Genetic Engineering And Human Milk

Dairy giant Fonterra has bought the rights to use certain bits of human DNA

Does this disturb you? It doesn’t really bother me. After all, most humans are mildly allergic to non-human milk, but you’re never going to find a human-milk industry in mainstream agriculture on Earth, and any images of one are strictly for propaganda use.

Yes, it’s a nasty image. Look at it up close, you can do that too if you want, and you should. And then remind yourself that it’s a dramatic bit of propaganda. There will be no human milk-farms, not in the next couple of centuries anyway. (Probably never… developing women genetically to produce the kind of milk necessarily would result in some rather deformed women.)

But you know, a human-specific milk product, if it could be gotten without an ounce of human suffering, would be great. People would probably have better health in general. And there are several ways in which this could be possible!

First of all, animals could be modified to provide milk which, if it isn’t identical to human milk, is close enough to fool our bodies. Or maybe they could be modified to produce human milke, even.

Or what about if these companies found a way to grow human milk in huge tanks?

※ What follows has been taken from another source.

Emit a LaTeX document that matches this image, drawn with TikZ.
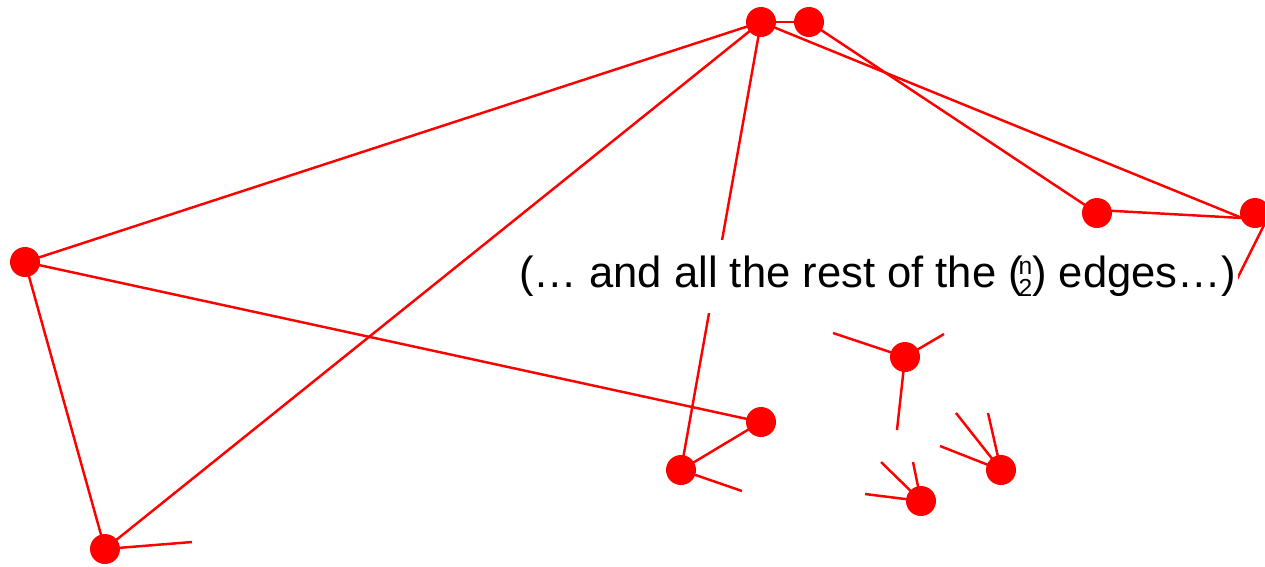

If it were healthier, and the original source were regular, healthy human milk, I can’t imagine any sensible opposition to the idea.

The notion that all Genetic Modification is bad, is wrong. It’s just that we need to be incredibly careful about it. Chances are genetic modification could do a great deal of good… not only (but especially) in that most biological of businesses, agriculture.

Credit: Thanks Metafilter.

4 thoughts on “Genetic Engineering And Human Milk

  1. The ultimate proof of the Goodness of genetic engineering will be a plague of octoscorpions – how could anyone not be in favour of such things? You heard it here first!

  2. I wasn’t too disturbed by the billboard – guess I’ve watched too much anime.